If your child is acting aggressive, you must get back to the ABC basics. This behavior is not age appropriate and needs to stop. By the time they reach kindergarten, the tantrums, hitting, kicking, and attempts at aggression should absolutely be gone. In fact, I rarely see aggression in these kids unless it’s attached to a diagnosis of some sort, or it’s modeled in the home. There may be the stray spoiled or immature (possibly born premature) child who will throw a fit or take a swing here and there, but whatever the reason, it should not be tolerated.
ABC each situation and look at motivating factors. When the kid hits, he does NOT get what he wants. Period. End of story. Give him the opposite. Figure out what is going to (P) punish. Look at how you are reinforcing the aggression and stop.
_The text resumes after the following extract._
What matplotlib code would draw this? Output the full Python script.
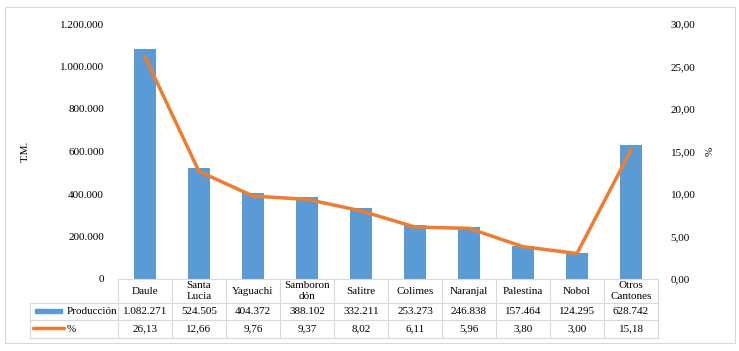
import matplotlib
matplotlib.use("Agg")
import matplotlib.pyplot as plt
from matplotlib.patches import Rectangle
from matplotlib.lines import Line2D

plt.rcParams['font.family'] = ['Liberation Serif', 'DejaVu Serif']
plt.rcParams['font.size'] = 8

cantones = ['Daule', 'Santa\nLucia', 'Yaguachi', 'Samboron\ndón', 'Salitre', 'Colimes',
            'Naranjal', 'Palestina', 'Nobol', 'Otros\nCantones']
produccion = [1082271, 524505, 404372, 388102, 332211, 253273, 246838, 157464, 124295, 628742]
porcentaje = [26.13, 12.66, 9.76, 9.37, 8.02, 6.11, 5.96, 3.80, 3.00, 15.18]

W, H = 739, 351
blue = '#5b9bd5'
orange = '#ed7d31'
grid = '#d9d9d9'

def fmt_miles(v):
    return f"{int(v):,}".replace(',', '.')

def fmt_dec(v):
    return f"{v:.2f}".replace('.', ',')

fig = plt.figure(figsize=(W / 100, H / 100), dpi=100)
# outer border
fig.add_artist(Rectangle((5 / W, 1 - 343 / H), 730 / W, 336 / H, transform=fig.transFigure,
                         fill=False, edgecolor=grid, lw=0.8))

x0, x1, ytop, ybot = 118, 658, 24, 279
ax = fig.add_axes([x0 / W, 1 - ybot / H, (x1 - x0) / W, (ybot - ytop) / H])
n = len(cantones)
xs = list(range(n))
ax.bar(xs, produccion, width=0.4, color=blue, zorder=2)
ax.set_xlim(-0.5, n - 0.5)
ax.set_ylim(0, 1200000)
ax.set_yticks(range(0, 1200001, 200000))
ax.set_yticklabels([fmt_miles(v) for v in range(0, 1200001, 200000)])
ax.tick_params(axis='y', length=0, pad=10)
ax.set_xticks([])
for s in ax.spines.values():
    s.set_visible(False)
ax.set_ylabel('T.M.')
ax.yaxis.set_label_coords((30 - x0) / (x1 - x0), 0.5)

ax2 = ax.twinx()
ax2.plot(xs, porcentaje, color=orange, lw=2.5, zorder=3)
ax2.set_ylim(0, 30)
ax2.set_yticks(range(0, 31, 5))
ax2.set_yticklabels([fmt_dec(v) for v in range(0, 31, 5)])
ax2.tick_params(axis='y', length=0, pad=9)
for s in ax2.spines.values():
    s.set_visible(False)
ax2.set_ylabel('%')
ax2.yaxis.set_label_coords((706 - x0) / (x1 - x0), 0.5)

# data table below the axes, in pixel coordinates
def fx(px):
    return px / W

def fy(py):
    return 1 - py / H

cw = (x1 - x0) / n
r0, r1, r2, r3 = 279, 303, 320, 338
lk = dict(transform=fig.transFigure, color=grid, lw=0.8)
fig.add_artist(Line2D([fx(x0), fx(x1)], [fy(r0), fy(r0)], **lk))
for r in (r1, r2, r3):
    fig.add_artist(Line2D([fx(30), fx(x1)], [fy(r), fy(r)], **lk))
fig.add_artist(Line2D([fx(30), fx(30)], [fy(r1), fy(r3)], **lk))
for i in range(n + 1):
    xp = x0 + i * cw
    fig.add_artist(Line2D([fx(xp), fx(xp)], [fy(r0), fy(r3)], **lk))

for i, c in enumerate(cantones):
    cx = x0 + (i + 0.5) * cw
    fig.text(fx(cx), fy((r0 + r1) / 2), c, ha='center', va='center', linespacing=1.35)
    fig.text(fx(cx), fy((r1 + r2) / 2), fmt_miles(produccion[i]), ha='center', va='center')
    fig.text(fx(cx), fy((r2 + r3) / 2), fmt_dec(porcentaje[i]), ha='center', va='center')

fig.add_artist(Rectangle((fx(35), fy(313)), 27 / W, 4 / H, transform=fig.transFigure,
                         color=blue))
fig.add_artist(Line2D([fx(33), fx(64)], [fy(328), fy(328)], transform=fig.transFigure,
                      color=orange, lw=2.5, solid_capstyle='round'))
fig.text(fx(67), fy((r1 + r2) / 2), 'Producción', ha='left', va='center')
fig.text(fx(67), fy((r2 + r3) / 2), '%', ha='left', va='center')

fig.savefig('out.png', dpi=100)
The behavior is coming from somewhere and many times we have no earthly idea that we are reinforcing behavior we don’t want to see.
A woman recently wrote to me that her child was being aggressive on the school bus and the driver was threatening to kick her off. I told her that something was reinforcing the behavior. Someone had been letting her get away with this, and now it was out of control. To address the behavior on the bus, she needed to first make sure she was totally on top of her child at home. That behavior does NOT get reinforced. Meaning, do NOT give her what she wants. She gets no attention, no talking, no feedback. Put her in a time-out if need be and make sure she gets no attention while she’s there.
Do not engage the behavior (“Honey, what’s wrong?” “Why are you kicking?” “Cut it out”). When you start a discussion with her on the behavior, you are engaging. So don’t do it. She goes to time-out or to her room (unless that’s what she wants. . . in which case she does not get to go there), or you walk away. If she’s throwing a fit and being aggressive because she doesn’t want to do something, then by golly, make sure she does it. If you give in at all and don’t make her do it, you reinforce the aggression. It works, and she’ll do it again. So when she’s finished with the tantrum, she still has to do the task. Period.
Just remember to let the kid calm down first. Most of the time, especially when children flip out and go into hyper-tantrum, we don’t let them finish and calm down on their own. We get too busy going into lecture mode. Then we don’t go through with our consequence, we don’t make them complete the task that spurred the aggression, and we effectively reinforce the darn tantrum. It’s rather useless. So follow through with your consequences, and make sure the child does what was originally asked.